Question

The height \(s\) in feet of a ball above the ground at \(t\) seconds is given by \(s=-16 t^{2}+40 t+100\). (a) What is its instantaneous velocity at \(t=2\) ? (b) When is its instantaneous velocity 0 ?

Short answer

(a) The instantaneous velocity at \(t=2\) is -24 ft/s. (b) The instantaneous velocity is 0 at \(t = \frac{5}{4}\) seconds.

Step-by-step solution

Understand the Formula for Instantaneous Velocity

Instantaneous velocity is found by taking the derivative of the position function with respect to time. For this problem, the height function is given by \(s(t) = -16t^2 + 40t + 100\). We need to find \(\frac{ds}{dt}\), the derivative of \(s\) with respect to \(t\).

Find the Derivative of the Height Function

The derivative \(\frac{ds}{dt}\) is taken by differentiating each term of the height function \(s(t)\). Using standard rules of differentiation:\(-16t^2\) becomes \(-32t\),\(40t\) becomes \(40\),and the constant \(100\) becomes \(0\) since its derivative is zero.Thus, \(\frac{ds}{dt} = -32t + 40\).

Substitute to Find Instantaneous Velocity at \(t=2\)

To find the instantaneous velocity at \(t=2\), substitute \(t = 2\) into the derived velocity function, \(v(t) = -32t + 40\):\[v(2) = -32(2) + 40 = -64 + 40 = -24\]Thus, the instantaneous velocity at \(t=2\) is \(-24\) feet per second.

Solve for When Instantaneous Velocity is Zero

Set the derivative equal to zero to find when the velocity is zero:\(-32t + 40 = 0\).Rearrange to solve for \(t\):\[-32t = -40\]\[t = \frac{-40}{-32} = \frac{40}{32} = \frac{5}{4}\].The instantaneous velocity is zero at \(t = \frac{5}{4}\) seconds.

Key concepts

Understanding Derivatives

Derivatives are fundamental tools in calculus, often used to determine how a function changes at any given point. To find the instantaneous velocity of an object, we need to take the derivative of its position function. This gives us the instantaneous rate of change, or velocity, at a specific moment in time. In simpler terms, while the position function tells us where the object is, the derivative of this function tells us how fast the object is moving and in which direction.

Think of derivatives as a way to "zoom in" on a curve to see its slope at a single point:

• The slope of the tangent line to the curve at any point gives us the instantaneous rate of change.
• This tangential slope is essentially the velocity when dealing with motion.

By differentiating the position function, we're able to establish how the height changes over time, allowing us to analyze specifics like instantaneous speed.

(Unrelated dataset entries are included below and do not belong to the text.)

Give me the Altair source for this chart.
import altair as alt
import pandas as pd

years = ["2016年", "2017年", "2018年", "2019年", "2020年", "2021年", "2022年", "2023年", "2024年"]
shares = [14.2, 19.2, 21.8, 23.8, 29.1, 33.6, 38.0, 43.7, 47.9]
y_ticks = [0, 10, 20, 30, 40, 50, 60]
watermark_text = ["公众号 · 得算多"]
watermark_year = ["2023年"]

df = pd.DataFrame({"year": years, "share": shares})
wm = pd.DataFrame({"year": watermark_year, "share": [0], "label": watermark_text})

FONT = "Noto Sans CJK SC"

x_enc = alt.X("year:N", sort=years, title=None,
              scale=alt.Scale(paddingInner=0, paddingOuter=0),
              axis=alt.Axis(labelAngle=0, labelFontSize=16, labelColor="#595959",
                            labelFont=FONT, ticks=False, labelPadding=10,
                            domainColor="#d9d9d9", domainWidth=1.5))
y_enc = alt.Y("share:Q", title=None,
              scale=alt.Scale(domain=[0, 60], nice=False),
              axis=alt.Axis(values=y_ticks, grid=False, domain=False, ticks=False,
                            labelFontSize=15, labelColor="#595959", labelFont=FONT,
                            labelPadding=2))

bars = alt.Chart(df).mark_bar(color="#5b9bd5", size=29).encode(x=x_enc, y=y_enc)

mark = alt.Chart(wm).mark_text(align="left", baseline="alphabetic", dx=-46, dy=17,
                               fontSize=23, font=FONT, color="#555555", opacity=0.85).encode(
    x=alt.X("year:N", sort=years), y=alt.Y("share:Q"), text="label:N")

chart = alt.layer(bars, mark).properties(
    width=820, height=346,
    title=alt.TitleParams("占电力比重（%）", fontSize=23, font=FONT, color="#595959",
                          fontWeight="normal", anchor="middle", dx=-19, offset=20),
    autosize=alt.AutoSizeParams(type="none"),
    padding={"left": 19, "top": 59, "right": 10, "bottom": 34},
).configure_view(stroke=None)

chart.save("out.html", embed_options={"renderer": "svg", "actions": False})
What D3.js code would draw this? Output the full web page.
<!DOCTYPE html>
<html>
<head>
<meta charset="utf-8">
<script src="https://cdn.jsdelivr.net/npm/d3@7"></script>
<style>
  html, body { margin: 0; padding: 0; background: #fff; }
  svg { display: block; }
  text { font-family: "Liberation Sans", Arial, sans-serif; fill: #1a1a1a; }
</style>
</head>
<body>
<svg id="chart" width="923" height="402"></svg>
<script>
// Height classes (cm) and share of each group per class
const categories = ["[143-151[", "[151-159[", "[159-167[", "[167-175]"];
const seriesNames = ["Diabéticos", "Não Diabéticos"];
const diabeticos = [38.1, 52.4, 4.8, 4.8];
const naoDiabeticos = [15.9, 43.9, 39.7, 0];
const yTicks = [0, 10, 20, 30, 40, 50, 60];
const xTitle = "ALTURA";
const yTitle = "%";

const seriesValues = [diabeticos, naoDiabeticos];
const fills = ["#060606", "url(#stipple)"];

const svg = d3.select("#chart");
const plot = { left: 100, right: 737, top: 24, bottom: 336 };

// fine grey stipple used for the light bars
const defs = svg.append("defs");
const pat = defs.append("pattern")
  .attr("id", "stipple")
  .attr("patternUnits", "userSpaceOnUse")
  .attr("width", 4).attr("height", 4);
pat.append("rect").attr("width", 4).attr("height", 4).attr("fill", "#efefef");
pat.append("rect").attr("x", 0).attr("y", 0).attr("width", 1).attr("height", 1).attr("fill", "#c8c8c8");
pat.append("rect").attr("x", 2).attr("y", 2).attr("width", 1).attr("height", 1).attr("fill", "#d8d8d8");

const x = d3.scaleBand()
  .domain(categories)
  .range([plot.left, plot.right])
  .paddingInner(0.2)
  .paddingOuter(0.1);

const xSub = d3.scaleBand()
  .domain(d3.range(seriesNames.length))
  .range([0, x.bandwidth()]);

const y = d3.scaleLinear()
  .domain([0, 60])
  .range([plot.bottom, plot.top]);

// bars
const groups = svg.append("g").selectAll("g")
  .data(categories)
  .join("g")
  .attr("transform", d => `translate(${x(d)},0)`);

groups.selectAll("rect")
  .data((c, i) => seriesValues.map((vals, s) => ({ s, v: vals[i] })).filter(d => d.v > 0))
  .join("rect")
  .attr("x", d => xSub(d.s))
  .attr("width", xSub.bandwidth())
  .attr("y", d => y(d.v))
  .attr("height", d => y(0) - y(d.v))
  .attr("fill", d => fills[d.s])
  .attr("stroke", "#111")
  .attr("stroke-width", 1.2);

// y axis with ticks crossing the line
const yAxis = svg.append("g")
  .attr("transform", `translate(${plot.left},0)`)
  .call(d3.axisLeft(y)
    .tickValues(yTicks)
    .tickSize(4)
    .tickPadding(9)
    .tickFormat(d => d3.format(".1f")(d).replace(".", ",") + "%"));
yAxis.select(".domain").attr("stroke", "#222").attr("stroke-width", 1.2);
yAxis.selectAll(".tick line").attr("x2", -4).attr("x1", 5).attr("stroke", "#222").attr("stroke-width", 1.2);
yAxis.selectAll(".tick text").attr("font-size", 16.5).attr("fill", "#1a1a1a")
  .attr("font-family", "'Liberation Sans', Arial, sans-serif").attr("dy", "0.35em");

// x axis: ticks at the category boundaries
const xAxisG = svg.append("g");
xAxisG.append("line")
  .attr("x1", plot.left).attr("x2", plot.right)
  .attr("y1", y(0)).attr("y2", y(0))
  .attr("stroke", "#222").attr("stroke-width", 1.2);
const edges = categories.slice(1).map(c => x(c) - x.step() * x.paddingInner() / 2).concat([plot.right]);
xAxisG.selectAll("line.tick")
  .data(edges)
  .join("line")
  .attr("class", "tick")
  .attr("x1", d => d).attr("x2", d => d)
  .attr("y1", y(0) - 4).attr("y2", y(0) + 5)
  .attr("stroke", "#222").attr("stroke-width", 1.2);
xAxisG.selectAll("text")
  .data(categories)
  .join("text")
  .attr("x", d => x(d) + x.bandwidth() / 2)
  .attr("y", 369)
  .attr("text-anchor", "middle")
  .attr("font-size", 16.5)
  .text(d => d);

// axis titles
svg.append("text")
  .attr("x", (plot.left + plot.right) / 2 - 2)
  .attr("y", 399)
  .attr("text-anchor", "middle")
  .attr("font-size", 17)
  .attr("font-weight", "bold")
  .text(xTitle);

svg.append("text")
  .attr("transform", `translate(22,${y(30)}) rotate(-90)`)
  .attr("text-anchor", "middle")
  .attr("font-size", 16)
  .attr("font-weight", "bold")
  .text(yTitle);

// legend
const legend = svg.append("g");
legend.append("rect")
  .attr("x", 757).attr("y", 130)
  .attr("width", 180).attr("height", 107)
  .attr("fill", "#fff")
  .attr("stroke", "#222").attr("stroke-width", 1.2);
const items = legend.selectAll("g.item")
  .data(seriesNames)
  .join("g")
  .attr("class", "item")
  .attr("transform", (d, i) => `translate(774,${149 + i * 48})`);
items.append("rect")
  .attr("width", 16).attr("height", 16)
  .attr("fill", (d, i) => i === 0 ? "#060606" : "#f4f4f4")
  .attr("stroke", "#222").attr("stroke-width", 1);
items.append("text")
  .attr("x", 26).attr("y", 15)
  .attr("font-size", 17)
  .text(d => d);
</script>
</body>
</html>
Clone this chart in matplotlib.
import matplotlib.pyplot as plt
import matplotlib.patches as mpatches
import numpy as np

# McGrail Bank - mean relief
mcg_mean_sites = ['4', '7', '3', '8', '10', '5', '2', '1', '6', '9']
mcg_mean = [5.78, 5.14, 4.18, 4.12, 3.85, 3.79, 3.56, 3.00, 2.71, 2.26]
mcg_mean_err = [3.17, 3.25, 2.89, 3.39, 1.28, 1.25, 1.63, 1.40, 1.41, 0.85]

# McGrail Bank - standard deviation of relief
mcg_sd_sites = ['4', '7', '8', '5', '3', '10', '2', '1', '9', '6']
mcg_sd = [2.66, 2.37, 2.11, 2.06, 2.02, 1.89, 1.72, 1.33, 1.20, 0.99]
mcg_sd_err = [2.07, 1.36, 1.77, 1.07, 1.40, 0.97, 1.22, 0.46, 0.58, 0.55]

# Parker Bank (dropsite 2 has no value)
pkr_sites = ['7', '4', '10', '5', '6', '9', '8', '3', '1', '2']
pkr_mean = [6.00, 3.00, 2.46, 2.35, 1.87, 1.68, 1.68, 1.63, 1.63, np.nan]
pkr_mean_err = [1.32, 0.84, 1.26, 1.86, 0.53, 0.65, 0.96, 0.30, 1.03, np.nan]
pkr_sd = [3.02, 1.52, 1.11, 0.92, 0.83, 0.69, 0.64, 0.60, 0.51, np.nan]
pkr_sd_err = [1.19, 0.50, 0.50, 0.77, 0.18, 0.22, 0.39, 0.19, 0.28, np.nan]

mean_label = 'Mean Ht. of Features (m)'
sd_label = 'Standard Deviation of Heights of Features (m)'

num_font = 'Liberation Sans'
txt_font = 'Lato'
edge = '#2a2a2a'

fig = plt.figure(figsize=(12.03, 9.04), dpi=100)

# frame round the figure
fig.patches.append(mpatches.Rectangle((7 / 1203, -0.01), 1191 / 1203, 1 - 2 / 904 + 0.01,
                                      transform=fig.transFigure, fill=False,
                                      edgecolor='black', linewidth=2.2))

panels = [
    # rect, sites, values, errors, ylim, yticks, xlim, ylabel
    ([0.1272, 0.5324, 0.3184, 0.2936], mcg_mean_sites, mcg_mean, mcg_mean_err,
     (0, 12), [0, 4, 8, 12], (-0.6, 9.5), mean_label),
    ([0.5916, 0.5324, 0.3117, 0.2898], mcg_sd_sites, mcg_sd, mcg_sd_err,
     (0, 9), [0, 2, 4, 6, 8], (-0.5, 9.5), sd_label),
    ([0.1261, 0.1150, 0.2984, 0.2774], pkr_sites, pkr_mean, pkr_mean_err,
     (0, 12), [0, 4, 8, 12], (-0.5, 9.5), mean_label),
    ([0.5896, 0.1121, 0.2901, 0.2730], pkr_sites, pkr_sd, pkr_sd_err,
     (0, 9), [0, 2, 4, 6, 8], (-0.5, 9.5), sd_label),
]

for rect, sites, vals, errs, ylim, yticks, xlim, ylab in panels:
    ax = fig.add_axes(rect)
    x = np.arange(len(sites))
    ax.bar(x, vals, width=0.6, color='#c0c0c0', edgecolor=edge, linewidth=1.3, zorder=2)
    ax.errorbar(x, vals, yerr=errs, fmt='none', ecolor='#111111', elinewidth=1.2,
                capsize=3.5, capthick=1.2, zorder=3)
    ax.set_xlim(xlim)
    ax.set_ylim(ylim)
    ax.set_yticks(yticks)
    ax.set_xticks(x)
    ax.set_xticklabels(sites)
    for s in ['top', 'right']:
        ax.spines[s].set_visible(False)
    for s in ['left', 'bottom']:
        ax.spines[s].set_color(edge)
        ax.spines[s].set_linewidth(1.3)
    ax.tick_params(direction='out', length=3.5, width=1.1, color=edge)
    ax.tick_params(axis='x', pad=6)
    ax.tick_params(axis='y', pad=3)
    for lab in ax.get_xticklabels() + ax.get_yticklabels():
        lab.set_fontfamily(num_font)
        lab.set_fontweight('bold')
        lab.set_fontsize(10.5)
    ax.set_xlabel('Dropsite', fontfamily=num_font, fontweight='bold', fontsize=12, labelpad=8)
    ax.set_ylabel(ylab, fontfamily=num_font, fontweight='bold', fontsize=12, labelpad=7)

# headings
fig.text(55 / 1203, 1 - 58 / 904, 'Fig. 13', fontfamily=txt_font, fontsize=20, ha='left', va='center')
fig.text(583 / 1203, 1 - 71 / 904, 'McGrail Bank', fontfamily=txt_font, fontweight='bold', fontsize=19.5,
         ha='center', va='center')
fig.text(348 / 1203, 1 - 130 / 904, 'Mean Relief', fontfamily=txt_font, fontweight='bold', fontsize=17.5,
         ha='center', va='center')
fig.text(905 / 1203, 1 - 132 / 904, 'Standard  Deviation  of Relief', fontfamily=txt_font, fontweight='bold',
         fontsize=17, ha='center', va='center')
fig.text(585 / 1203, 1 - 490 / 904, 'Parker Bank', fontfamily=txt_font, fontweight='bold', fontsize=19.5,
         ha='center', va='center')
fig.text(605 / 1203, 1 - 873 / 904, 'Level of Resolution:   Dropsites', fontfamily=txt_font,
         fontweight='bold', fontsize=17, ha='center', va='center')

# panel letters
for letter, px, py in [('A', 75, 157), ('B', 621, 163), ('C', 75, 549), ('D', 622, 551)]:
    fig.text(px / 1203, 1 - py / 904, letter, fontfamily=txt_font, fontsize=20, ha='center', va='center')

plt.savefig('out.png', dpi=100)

Position Function Fundamentals

The position function describes the location of an object in terms of a given variable, often time. For our exercise, the position function is described by the equation:

\[ s(t) = -16t^2 + 40t + 100 \]

This equation models the height, in feet, of a ball above the ground over time in seconds:

• The term \(-16t^2\) represents the effect of gravity, pulling the ball downward.
• The term \(40t\) represents the initial upward velocity, giving the ball its initial boost.
• The constant \(100\) represents the initial height from which the ball was thrown.

As time progresses, these elements combine to define the parabolic trajectory of the ball's flight, detailing how its position changes from moment to moment.

Applying Differentiation Rules

To find the instantaneous velocity, we differentiate the position function using basic differentiation rules. The process involves breaking down each term of the function and applying the derivative to each:

1. **Power Rule**: Used for terms with variables raised to a power, like \(t^2\). Differentiate \(-16t^2\) to get \(-32t\).2. **Constant Multiple Rule**: The derivative of a constant times a function is the constant times the derivative of the function. For \(40t\), differentiation results in \(40\).3. **Constant Rule**: The derivative of a constant is zero, as seen with \(100\).

Putting these together, the derivative of the position function \(s(t)\) becomes:
\[ \frac{ds}{dt} = -32t + 40 \]
This expression shows the velocity of the ball. By substituting specific values of \t\, we can determine the ball’s speed at that precise moment. For example, substituting \(t = 2\), we find the instantaneous velocity to be \(-24\) feet per second. Additionally, by setting the derivative to zero, we can determine when the ball momentarily stops, which occurs at \(t = \frac{5}{4}\) seconds.